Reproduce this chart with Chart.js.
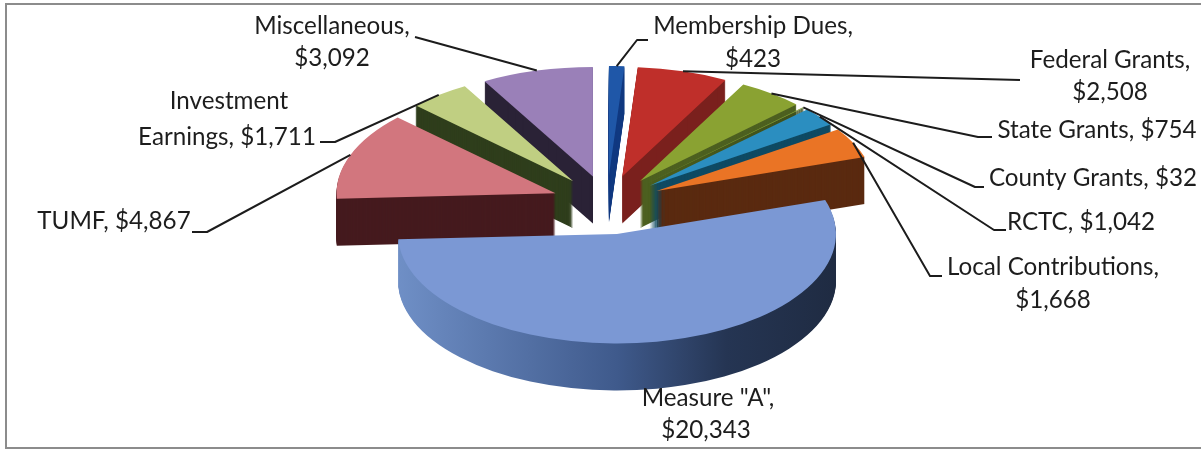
<!DOCTYPE html>
<html>
<head>
<meta charset="utf-8">
<style>html,body{margin:0;padding:0;background:#fff}canvas{display:block}</style>
<script src="https://cdn.jsdelivr.net/npm/chart.js@4"></script>
</head>
<body>
<canvas id="c" width="1201" height="450"></canvas>
<script>
const categories = ['Membership Dues','Federal Grants','State Grants','County Grants','RCTC','Local Contributions','Measure "A"','TUMF','Investment Earnings','Miscellaneous'];
// Values as printed in the data labels.
const printedValues = [423,2508,754,32,1042,1668,20343,4867,1711,3092];
// Slice sizes as drawn: same as printed, except that the State Grants slice is
// drawn far wider than its "$754" label (about 18 degrees).
const sliceValues = [423,2508,1822,32,1042,1668,20343,4867,1711,3092];
const topColors = ['#1f57a8','#bf2f2a','#8aa232','#7f9a35','#2b8ec0','#ea7425','#7b98d4','#d2767e','#c0cf82','#9a80b8'];
const sideColors = ['#123a80','#7a201d','#4d6020','#3c4d1c','#0f4a63','#5a2a10',null,'#451a1e','#2f3e1c','#2a2236'];
const drawOrder = [9,1,0,8,2,3,4,5,7,6];
const labelLines = [
  [['Membership Dues,',753,26],['$423',753,59]],
  [['Federal Grants,',1110,60],['$2,508',1110,92]],
  [['State Grants, $754',1097,130]],
  [['County Grants, $32',1093,178]],
  [['RCTC, $1,042',1081,222]],
  [['Local Contributions,',1053,267],['$1,668',1053,300]],
  [['Measure "A",',708,398],['$20,343',706,430]],
  [['TUMF, $4,867',114,221]],
  [['Investment',229,101],['Earnings, $1,711',227,137]],
  [['Miscellaneous,',332,26],['$3,092',332,58]]
];
const leaderPaths = [
  [[637,40],[648,40]],
  [[1020,80]],
  [[978,137],[992,137]],
  [[975,187],[984,187]],
  [[994,230],[1006,230]],
  [[930,276],[942,276]],
  [],
  [[207,232],[192,232]],
  [[335,142],[320,142]],
  [[415,37]]
];
const RADIUS = 219, SQUASH = 0.5, EXPLODE = 55, DEPTH = 47, FRONT_PUSH = 4;

function placed(arc){
  const mid=(arc.startAngle+arc.endAngle)/2, s=Math.sin(mid);
  return {mid, dx:Math.cos(mid)*EXPLODE, dy:s*EXPLODE*SQUASH+(s>0?s*FRONT_PUSH:0)};
}
function paintArc(ctx,arc,fill,dy){
  const p=placed(arc), saved=arc.options;
  arc.options=Object.assign({},saved,{backgroundColor:fill,borderWidth:0,offset:0});
  ctx.save();
  ctx.translate(arc.x+p.dx,arc.y+p.dy+dy);
  ctx.scale(1,SQUASH);
  ctx.translate(-arc.x,-arc.y);
  arc.draw(ctx);
  ctx.restore();
  arc.options=saved;
}
const pie3d={
  id:'pie3d',
  beforeDatasetsDraw(chart){
    const ctx=chart.ctx, arcs=chart.getDatasetMeta(0).data;
    ctx.save();
    ctx.strokeStyle='#8c8c8c';ctx.lineWidth=2;
    ctx.beginPath();ctx.moveTo(1201,4);ctx.lineTo(6,4);ctx.lineTo(6,448);ctx.lineTo(1201,448);ctx.stroke();
    ctx.restore();
    drawOrder.forEach(i=>{
      const arc=arcs[i];
      let side=sideColors[i];
      if(!side){
        side=ctx.createLinearGradient(arc.x-RADIUS,0,arc.x+RADIUS,0);
        side.addColorStop(0,'#6f8fc6');side.addColorStop(.5,'#3f5a8c');side.addColorStop(.75,'#253553');side.addColorStop(1,'#1f2b42');
      }
      for(let k=DEPTH;k>=1;k--) paintArc(ctx,arc,side,k);
      paintArc(ctx,arc,topColors[i],0);
    });
    ctx.save();
    ctx.strokeStyle='#1c1c1c';ctx.lineWidth=2;ctx.lineJoin='round';
    arcs.forEach((arc,i)=>{
      if(!leaderPaths[i].length) return;
      const p=placed(arc);
      const x=arc.x+p.dx+Math.cos(p.mid)*RADIUS, y=arc.y+p.dy+Math.sin(p.mid)*RADIUS*SQUASH;
      ctx.beginPath();ctx.moveTo(x,y);
      leaderPaths[i].forEach(q=>ctx.lineTo(q[0],q[1]));
      ctx.stroke();
    });
    ctx.fillStyle='#1d1d1d';ctx.font='24.2px Lato';ctx.textAlign='center';ctx.textBaseline='middle';
    labelLines.forEach(lines=>lines.forEach(l=>ctx.fillText(l[0],l[1],l[2])));
    ctx.restore();
    return false;
  }
};
new Chart(document.getElementById('c'),{
  type:'pie',
  data:{labels:categories,datasets:[{data:sliceValues,backgroundColor:topColors,borderWidth:0,radius:RADIUS}]},
  options:{
    responsive:false,animation:false,
    layout:{padding:{left:13,bottom:44}},
    plugins:{legend:{display:false},tooltip:{enabled:false}}
  },
  plugins:[pie3d]
});
</script>
</body>
</html>
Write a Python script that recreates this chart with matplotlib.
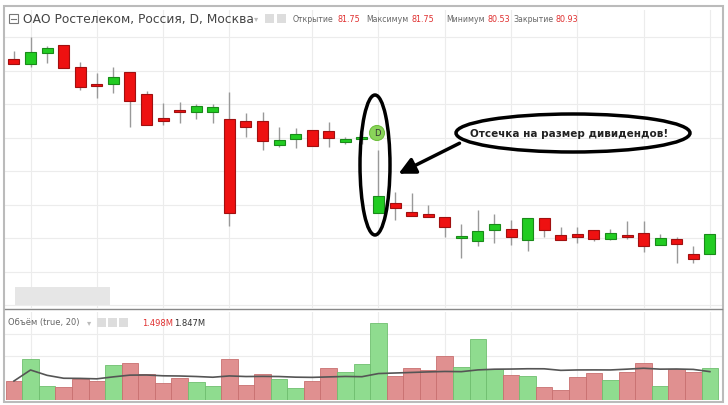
import matplotlib
matplotlib.use("Agg")
import matplotlib.pyplot as plt
import numpy as np
import pandas as pd
from matplotlib.patches import Ellipse, Rectangle, FancyArrowPatch, Circle

# OHLC (arbitrary price units)
opens  = [24.1,23.6,24.7,25.5,23.3,21.6,21.6,22.8,20.6,18.2,19.0,18.8,18.8,18.1,17.9,17.9,15.5,16.1,17.0,16.9,15.8,16.1,8.7,9.7,8.8,8.6,8.3,6.2,5.9,7.0,7.1,6.0,8.2,6.5,6.6,7.0,6.1,6.5,6.7,5.5,6.1,4.6,4.6]
highs  = [24.9,26.3,25.4,25.5,23.8,22.7,23.3,22.8,20.9,19.7,19.8,19.6,19.6,20.8,18.7,18.8,17.3,17.2,17.0,17.8,16.3,16.7,15.0,10.8,10.7,9.5,8.3,7.6,9.0,8.6,8.0,8.2,8.2,7.3,7.3,7.0,7.1,7.9,7.9,6.6,6.3,5.4,6.6]
lows   = [23.6,23.3,23.7,23.2,21.0,20.2,20.7,17.3,17.5,17.5,17.7,18.1,17.7,7.4,16.3,15.0,15.3,15.2,15.4,15.3,15.6,15.6,8.7,8.0,8.4,8.3,6.3,4.2,5.4,5.7,5.5,4.9,6.3,6.0,5.7,5.9,6.0,6.1,4.8,5.5,3.7,3.7,4.6]
closes = [23.6,24.8,25.2,23.2,21.3,21.4,22.3,19.9,17.5,17.9,18.8,19.4,19.3,8.7,17.3,15.9,16.0,16.6,15.4,16.2,16.1,16.2,10.4,9.2,8.4,8.3,7.3,6.4,6.9,7.6,6.3,8.2,7.0,6.0,6.3,6.1,6.7,6.3,5.4,6.2,5.6,4.1,6.6]
volumes = [19,41,14,13,21,19,35,37,26,17,22,18,14,41,15,26,21,12,19,32,28,36,77,24,32,30,44,33,61,31,25,24,13,10,23,27,20,28,37,14,31,28,32]
ma_period = 20
header_labels = ["Открытие", "Максимум", "Минимум", "Закрытие"]
header_values = ["81.75", "81.75", "80.53", "80.93"]

n = len(opens)
idx = np.arange(n)
up = np.array(closes) >= np.array(opens)

W, H = 728, 405
fig = plt.figure(figsize=(W/100, H/100), dpi=100)
fig.patch.set_facecolor("white")

def px_axes(x0, y0, x1, y1):
    return fig.add_axes([x0/W, 1-y1/H, (x1-x0)/W, (y1-y0)/H])

xl = (-0.54, 42.73)
grid_idx = [1,5,9,13,18,22,26,30,34,38,42]

# main
ax = px_axes(5, 10, 722, 308)
ax.set_xlim(*xl); ax.set_ylim(-0.8, 29)
for g in grid_idx:
    ax.axvline(g, color="#ececec", lw=0.8, zorder=0)
for y in np.arange(26.3, -1, -3.35):
    ax.axhline(y, color="#ececec", lw=0.8, zorder=0)
for i in idx:
    col = "#22cc22" if up[i] else "#ee1111"
    ec = "#1a8a1a" if up[i] else "#a01010"
    ax.vlines(i, lows[i], highs[i], color="#999999", lw=1, zorder=1)
    lo, hi = sorted([opens[i], closes[i]])
    ax.add_patch(Rectangle((i-0.33, lo), 0.66, max(hi-lo, 0.2), facecolor=col, edgecolor=ec, lw=0.8, zorder=2))
ax.set_xticks([]); ax.set_yticks([])
for s in ax.spines.values(): s.set_visible(False)

# volume
av = px_axes(5, 312, 722, 400)
av.set_xlim(*xl); av.set_ylim(0, 88)
for g in grid_idx:
    av.axvline(g, color="#ececec", lw=0.8, zorder=0)
for y in [44, 66]:
    av.axhline(y, color="#ececec", lw=0.8, zorder=0)
av.bar(idx, volumes, width=1.0, color=["#8fdc8f" if u else "#e09090" for u in up],
       edgecolor=["#6fbf6f" if u else "#c87070" for u in up], lw=0.6, zorder=1)
ma = pd.Series(volumes).rolling(ma_period, min_periods=1).mean()
av.plot(idx, ma, color="#555555", lw=1.2, zorder=3)
av.set_xticks([]); av.set_yticks([])
for s in av.spines.values(): s.set_visible(False)

# overlay in pixels
ov = fig.add_axes([0, 0, 1, 1], facecolor="none")
ov.set_xlim(0, W); ov.set_ylim(H, 0); ov.axis("off")
ov.add_patch(Rectangle((4, 6), 719, 396, fill=False, ec="#bbbbbb", lw=1.5))
ov.plot([5, 722], [309, 309], color="#888888", lw=1)
ov.add_patch(Rectangle((15, 287), 95, 18, fc="#e6e6e6", ec="none"))
ov.add_patch(Rectangle((9, 14), 9, 9, fill=False, ec="#777777", lw=0.8))
ov.plot([11, 16], [18.5, 18.5], color="#777777", lw=0.8)
ov.text(23, 19, "ОАО Ростелеком, Россия, D, Москва", fontsize=8.8, color="#444444", va="center")
ov.text(254, 19, "▾", fontsize=6, color="#bbbbbb", va="center")
ov.add_patch(Rectangle((265, 14), 9, 9, fc="#dddddd", ec="none"))
ov.add_patch(Rectangle((277, 14), 9, 9, fc="#dddddd", ec="none"))
lab_x = [293, 366, 446, 513]
val_x = [337, 411, 487, 556]
for lab, val, lx, vx in zip(header_labels, header_values, lab_x, val_x):
    ov.text(lx, 19, lab, fontsize=5.6, color="#666666", va="center")
    ov.text(vx, 19, val, fontsize=5.8, color="#e03030", va="center")
ov.text(8, 323, "Объём (true, 20)", fontsize=6, color="#666666", va="center")
ov.text(87, 323, "▾", fontsize=6, color="#bbbbbb", va="center")
for xx in [97, 108, 119]:
    ov.add_patch(Rectangle((xx, 318), 9, 9, fc="#dddddd", ec="none"))
ov.text(142, 323, "1.498M", fontsize=6, color="#e03030", va="center")
ov.text(174, 323, "1.847M", fontsize=6, color="#333333", va="center")

# annotations
ov.add_patch(Ellipse((375, 165), 30, 140, fill=False, ec="black", lw=2.5))
ov.add_patch(Circle((377, 133), 7.5, fc="#8ad45a", ec="#6fbf3f", lw=0.8))
ov.text(377, 133, "D", fontsize=6, ha="center", va="center", color="#333333")
ov.add_patch(Ellipse((573, 133), 234, 38, fill=False, ec="black", lw=2.5))
ov.text(569, 134, "Отсечка на размер дивидендов!", fontsize=7.5, fontweight="bold", ha="center", va="center", color="#222222")
ov.add_patch(FancyArrowPatch((462, 142), (396, 175), arrowstyle="-|>,head_length=10,head_width=5", color="black", lw=2.5, mutation_scale=1))

fig.savefig("out.png", dpi=100)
● ● ● ● ● ● ●
What to produce:
All lines above containing the string "this" are to be collected.

Answer to the task:
Reproduce this chart with Chart.js.
Write a Python script that recreates this chart with matplotlib.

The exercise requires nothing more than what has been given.